A robot searching for workers trapped in a partially collapsed mine shaft must quickly generate a map of the scene and identify its location there while navigating treacherous terrain.
Scientists have recently begun building powerful machine learning models to perform this complex task using only images from the robot's onboard cameras, but even the best models can only process a few images at a time. In the event of a real disaster where every second counts, a search and rescue robot would have to quickly traverse large areas and process thousands of images to complete its mission.
To overcome this problem, MIT researchers used ideas from both the latest artificial intelligence vision models and classical computer vision to develop a new system that can process any number of images. Their system accurately generates 3D maps of complex scenes, such as a crowded office corridor, in just a few seconds.
The AI-based system gradually creates and aligns smaller submaps of the scene, which it then combines to reconstruct a full 3D map while estimating the robot's position in real time.
Unlike many other approaches, their technique does not require calibrated cameras or an expert to tune a complex system implementation. The simpler nature of their approach, combined with the speed and quality of 3D reconstruction, would make it easier to scale to real-world applications.
In addition to helping search and rescue robots navigate, the method could be used to create augmented reality applications for wearable devices such as VR headsets, or enable industrial robots to quickly find and move goods in a warehouse.
“For robots to perform increasingly complex tasks, they need much more complex representations of maps of the world around them. At the same time, we do not want to make it difficult to implement these maps in practice. We have shown that it is possible to generate an accurate 3D reconstruction in a matter of seconds using a tool that works right out of the box,” says Dominic Maggio, an MIT graduate and lead author of the book article about this method.

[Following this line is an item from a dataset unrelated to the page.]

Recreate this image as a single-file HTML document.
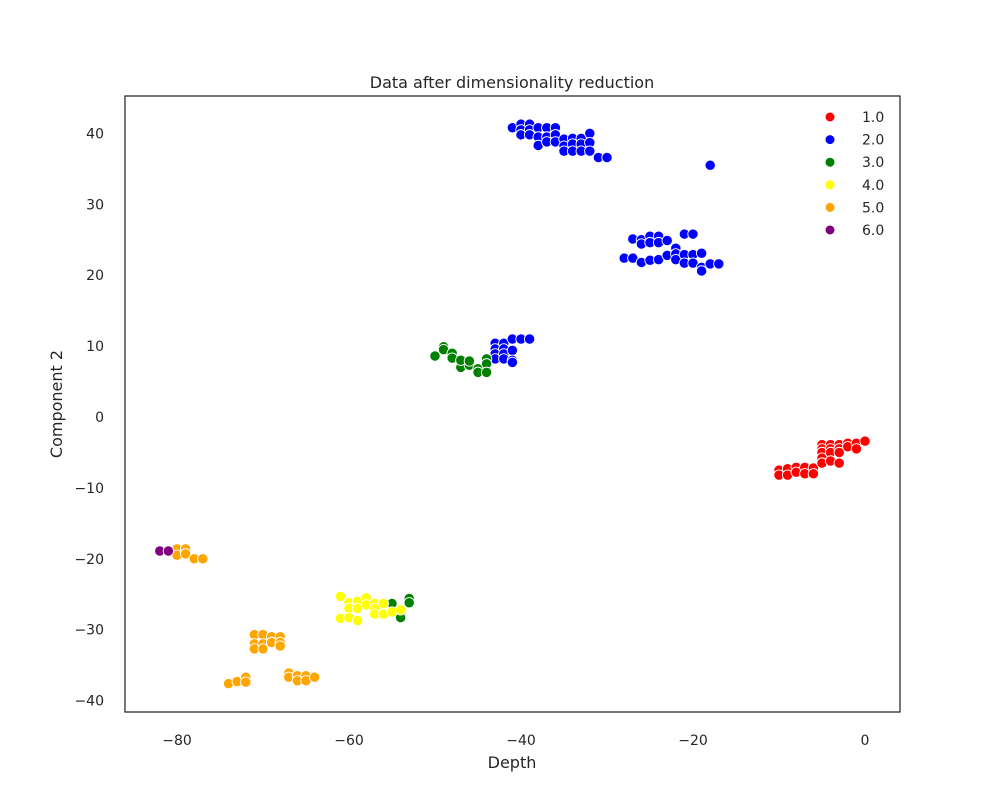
<!DOCTYPE html>
<html><head><meta charset="utf-8"><style>
body{margin:0;background:#fff;}
svg text{font-family:"DejaVu Sans","Liberation Sans",sans-serif;fill:#262626;}
</style></head><body>
<svg id="chart" width="1000" height="800" xmlns="http://www.w3.org/2000/svg">
<rect width="1000" height="800" fill="#fff"/>
<text x="512" y="88" font-size="16" text-anchor="middle">Data after dimensionality reduction</text>
<g id="points"></g>
<rect x="125" y="96" width="775" height="616" fill="none" stroke="#262626" stroke-width="1.25"/>
<g id="xt"></g>
<g id="yt"></g>
<text x="512" y="768" font-size="16" text-anchor="middle">Depth</text>
<text x="62" y="404" font-size="16" text-anchor="middle" transform="rotate(-90 62 404)">Component 2</text>
<g id="legend"></g>
</svg>
<script>
const classLabels = ["1.0","2.0","3.0","4.0","5.0","6.0"];
const classColors = ["red","blue","green","yellow","orange","purple"];
const xTicks = [-80,-60,-40,-20,0];
const yTicks = [-40,-30,-20,-10,0,10,20,30,40];
// [x, y] per class
const class1 = [[-10,-7.5],[-10,-8.2],[-9,-7.3],[-9,-8.2],[-8,-7.1],[-8,-7.8],[-7,-7.1],[-7,-8.0],[-6,-7.2],[-6,-8.0],
 [-5,-3.9],[-5,-4.5],[-5,-5.0],[-5,-5.8],[-5,-6.5],[-4,-3.9],[-4,-4.5],[-4,-5.0],[-4,-6.2],[-3,-3.9],[-3,-4.5],[-3,-5.0],[-3,-6.5],
 [-2,-3.7],[-2,-4.2],[-1,-3.7],[-1,-4.5],[0,-3.4]];
const class2 = [[-41,40.8],[-40,41.3],[-40,40.5],[-40,39.8],[-39,41.3],[-39,40.5],[-39,39.8],[-38,40.8],[-38,39.5],[-38,38.3],
 [-37,40.8],[-37,39.5],[-37,38.8],[-36,40.8],[-36,39.8],[-36,38.8],[-35,39.2],[-35,38.2],[-35,37.5],[-34,39.3],[-34,38.5],[-34,37.5],
 [-33,39.3],[-33,38.5],[-33,37.5],[-32,40.0],[-32,38.7],[-32,37.5],[-31,36.6],[-30,36.6],[-18,35.5],
 [-28,22.4],[-27,25.1],[-27,22.4],[-26,25.0],[-26,24.4],[-26,21.8],[-25,25.5],[-25,24.6],[-25,22.1],[-24,25.5],[-24,24.6],[-24,22.2],
 [-23,24.9],[-23,22.8],[-22,23.8],[-22,23.0],[-22,22.2],[-21,25.8],[-21,22.9],[-21,21.7],[-20,25.8],[-20,22.9],[-20,21.7],
 [-19,23.1],[-19,21.1],[-19,20.6],[-18,21.6],[-17,21.6],
 [-43,10.4],[-43,9.6],[-43,8.9],[-43,8.2],[-42,10.4],[-42,9.6],[-42,8.9],[-42,8.2],[-41,11.0],[-41,9.4],[-41,8.0],[-41,7.7],[-40,11.0],[-39,11.0]];
const class3 = [[-50,8.6],[-49,9.9],[-49,9.5],[-48,9.0],[-48,8.3],[-47,7.5],[-47,7.0],[-47,8.0],[-46,7.3],[-46,7.9],[-45,6.8],[-45,6.3],
 [-44,8.2],[-44,7.5],[-44,6.3],[-55,-26.3],[-54,-27.8],[-54,-28.3],[-53,-25.6],[-53,-26.2]];
const class4 = [[-61,-25.3],[-61,-28.4],[-60,-26.2],[-60,-27.0],[-60,-28.3],[-59,-26.0],[-59,-27.0],[-59,-28.7],[-58,-25.5],[-58,-26.5],
 [-57,-26.3],[-57,-27.0],[-57,-27.8],[-56,-26.3],[-56,-27.8],[-55,-27.5],[-54,-27.2]];
const class5 = [[-80,-18.6],[-80,-19.5],[-79,-18.6],[-79,-19.3],[-78,-20.0],[-77,-20.0],
 [-71,-30.7],[-71,-32.0],[-71,-32.7],[-70,-30.7],[-70,-32.0],[-70,-32.7],[-69,-31.0],[-69,-31.8],[-68,-31.0],[-68,-31.8],[-68,-32.3],
 [-74,-37.6],[-73,-37.3],[-72,-36.7],[-72,-37.4],[-67,-36.1],[-67,-36.7],[-66,-36.5],[-66,-37.2],[-65,-36.5],[-65,-37.2],[-64,-36.7]];
const class6 = [[-82,-18.9],[-81,-18.9]];
const allClasses = [class1,class2,class3,class4,class5,class6];

const NS="http://www.w3.org/2000/svg";
const xS = v => 865 + v*8.6;
const yS = v => 417 - v*7.09;
function mk(tag, parent){const e=document.createElementNS(NS,tag);parent.appendChild(e);return e;}

const pg=document.getElementById('points');
allClasses.forEach((pts,ci)=>{
  pts.forEach(p=>{
    const c=mk('circle',pg);
    
    
    c.setAttribute('cx',xS(p[0]));c.setAttribute('cy',yS(p[1]));c.setAttribute('r',5.2);
    c.setAttribute('fill',classColors[ci]);c.setAttribute('stroke','#fff');c.setAttribute('stroke-width',0.9);
  });
});
const xg=document.getElementById('xt');
xTicks.forEach(t=>{
  const tx=mk('text',xg);
  
  
  tx.setAttribute('x',xS(t));tx.setAttribute('y',745);tx.setAttribute('font-size','14');tx.setAttribute('text-anchor','middle');
  tx.textContent=(t<0?'\u2212'+(-t):t);
});
const yg=document.getElementById('yt');
yTicks.forEach(t=>{
  const tx=mk('text',yg);
  
  
  tx.setAttribute('x',104);tx.setAttribute('y',yS(t)+5);tx.setAttribute('font-size','14');tx.setAttribute('text-anchor','end');
  tx.textContent=(t<0?'\u2212'+(-t):t);
});
const lg=document.getElementById('legend');
classLabels.forEach((l,i)=>{
  const y=117+i*22.6;
  const c=mk('circle',lg);
  
  
  c.setAttribute('cx',830);c.setAttribute('cy',y);c.setAttribute('r',4.5);c.setAttribute('fill',classColors[i]);
  const t=mk('text',lg);
  
  
  t.setAttribute('x',862);t.setAttribute('y',y+5);t.setAttribute('font-size','14');
  t.textContent=l;
});
</script>
</body></html>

Maggio was joined on the paper by postdoc Hyungtae Lim and senior author Luca Carlone, associate professor in MIT's Department of Aeronautics and Astronautics (AeroAstro), principal investigator in the Laboratory for Information and Decision Systems (LIDS), and director of the MIT SPARK Laboratory. The research results will be presented at the Conference on Neural Information Processing Systems.
Solution mapping
For years, researchers have been studying an important element of robotic navigation called simultaneous localization and mapping (SLAM). In SLAM, the robot recreates a map of its surroundings, orienting itself in space.
Traditional methods of optimizing this task usually fail in difficult scenes or require prior calibration of the robot's on-board cameras. To avoid these pitfalls, researchers are training machine learning models to learn this task from data.
Although they are simpler to implement, even the best models can only process about 60 camera images at a time, making them impractical for applications where the robot must move quickly through a diverse environment while processing thousands of images.
To solve this problem, MIT researchers designed a system that generates smaller submaps of the scene instead of the entire map. Their method “glues” these submaps into one overall 3D reconstruction. The model still only processes a few images at a time, but the system can recreate larger scenes much faster by stitching together smaller submaps.
“It seemed like a very simple solution, but when I tried it for the first time, I was surprised that it didn't work that well,” says Maggio.
Looking for an explanation, he turned to scientific articles from the 1980s and 1990s on computer vision. Through this analysis, Maggio realized that errors in the way machine learning models processed images made submap alignment a more complex problem.
Traditional methods of aligning submaps by applying rotation and translation until aligned. However, these new models can introduce some ambiguity into the submaps, making them difficult to match. For example, a 3D submap of one side of a room might have the walls slightly bent or stretched. Simply rotating and translating these deformed submaps to align them does not work.
“We need to make sure that all the submaps are deformed in a consistent way so that we can fit them together well,” Carlone explains.
A more flexible approach
Borrowing ideas from classical computer vision, researchers developed a more flexible mathematical technique that can represent all the deformations of these submaps. By applying mathematical transformations to each submap, this more flexible method can align them in a way that eliminates ambiguity.
Based on the input images, the system generates a 3D reconstruction of the scene and estimated camera locations that the robot would use to locate itself in space.
“Once Dominic had the intuition to combine these two worlds – learning-based approaches and traditional optimization methods – implementation was quite simple,” says Carlone. “Coming up with something so effective and simple has the potential for many applications.
Their system worked faster and contained fewer reconstruction errors than other methods, without the need to use special cameras or additional data processing tools. The researchers generated near-real-time 3D reconstructions of complex scenes, such as the interior of the MIT Chapel, using only short videos recorded on a cell phone.
The average error in these 3D reconstructions was less than 5 centimeters.
In the future, the researchers want to increase the reliability of their method in the case of particularly complex scenes and work on implementing it on real robots in difficult conditions.
“Knowing traditional geometry pays off. If you thoroughly understand what's going on in the model, you can get much better results and make things much more scalable,” Carlone says.
This work is supported in part by the U.S. National Science Foundation, the U.S. Office of Naval Research, and the National Research Foundation of Korea. Carlone, currently on sabbatical as an Amazon Fellow, completed this work before joining Amazon.